Não é alarmismo da minha parte, mas, com perdão a Ariano Suassuna, um realismo nada esperançoso.
A intolerância política já começa a apresentar os seus primeiros atiradores. Estamos recém a quatro meses da eleição presidencial.
Não dá para esquecer que, no último pleito, Jair Bolsonaro sofreu atentado em comício na famosa esquina de Juiz de Fora (MG), entre as ruas Batista de Oliveira e Halfeld.
Desde lá, poderíamos ter nos preparado para a pacificação eleitoral. Não foi feito nada. Nenhuma campanha. Nenhum alerta. Deveriam ser proibidos o incentivo e a ostentação de armamento no palanque. Ainda que simbolicamente, com dedo soprando. Nosso acaso só tende a se tornar terrorista.
O voto, inclusive, é secreto justamente para respeitar a liberdade do eleitor. Mas parece que cancelamentos e descancelamentos digitais não respeitam tal independência sigilosa. Ou você define o seu lado, ou é execrado por ambas as fações partidárias.
O homicídio do guarda municipal e tesoureiro do PT por um opositor e defensor da reeleição do atual presidente (PL) – que ocorreu em Foz do Iguaçu (PR), na noite de sábado (9), quando o petista comemorava o seu aniversário de 50 anos homenageando o seu partido do coração –, é o sinal vermelho de sangue, o eclipse da lucidez e da civilidade.
Fico matutando com os meus botões: o tiroteio foi por um desentendimento banal, um incidente doméstico entre conhecidos; e quando as torcidas dos apoiadores de diferentes candidatos cruzarem igual caminho, haverá o quê? Chacina?
É comum presidenciáveis se encontrarem na mesma cidade, no mesmo dia, como ocorreu em Salvador, no dia 2 deste mês, durante festejos da Independência da Bahia.
O rastilho de pólvora vem sendo espalhado pelas nossas avenidas. Um atrito em massa será capaz de danos inconcebíveis.
O fanatismo do futebol e a violência dos estádios migraram para a política, com a distinção monstruosa de que os seus praticantes portam armas de fogo.

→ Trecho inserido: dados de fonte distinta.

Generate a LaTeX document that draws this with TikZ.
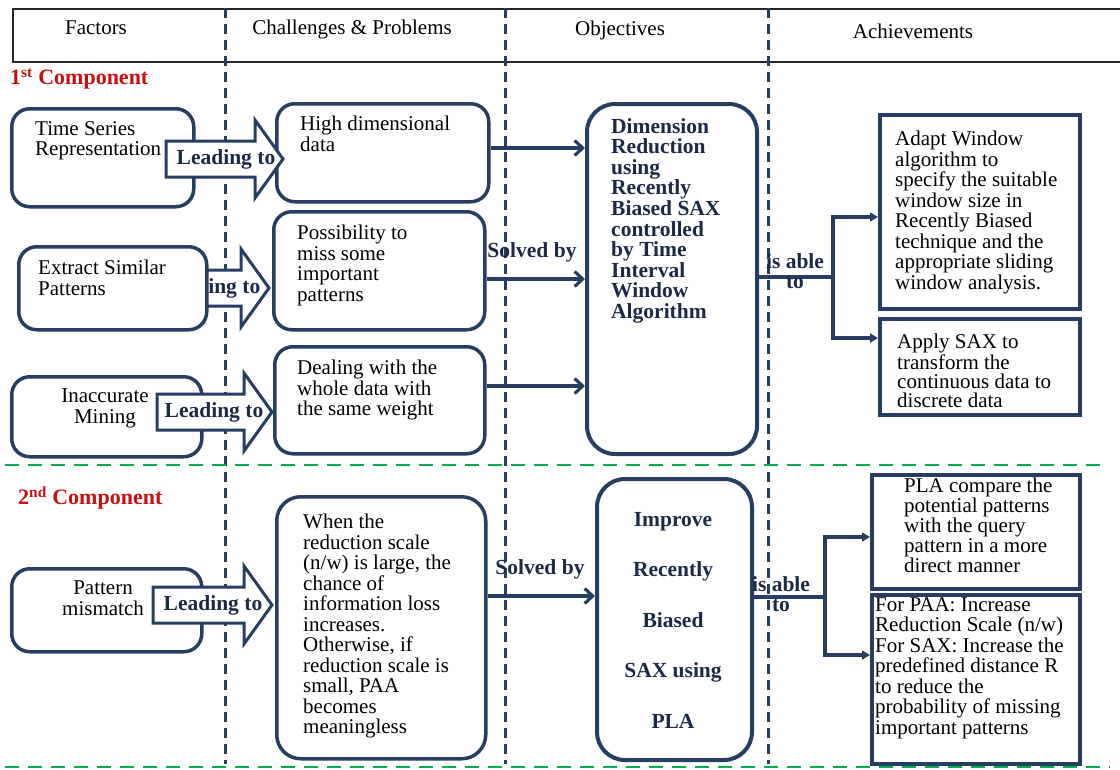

Não existe revista antes das passeatas, das carreatas e das motociatas.
Em vez de pedras jogadas nos ônibus, teremos balas. Em vez de cadeiras arremessadas das arquibancadas, teremos fuzis.
As contendas passionais e selvagens são deflagradas na frente das famílias, tendo como testemunhas impotentes esposas e filhos, que tentam em vão apaziguar os ânimos com seus gritos de alerta e de piedade.
Assim são criadas gerações para a vingança, para o ódio, para a retaliação, para a justiça com as próprias mãos.
O próprio Ariano teve o seu pai assassinado quando tinha três anos. O deputado João Suassuna foi morto a tiros no Rio de Janeiro, em 1930, acusado de ser mandante do assassinato de João Pessoa, seu sucessor como presidente da Paraíba – o equivalente a governador hoje.
João deixou nove filhos crianças, sustentados com dificuldade pela mãe sozinha.
O escritor passou a infância sendo desafiado por amigos e correligionários: “Como é? Quando crescer, vai vingar o pai?”.
Somente conseguiu perdoar o assassino na velhice, depois dos seus oitenta anos. Traumas duram muito tempo.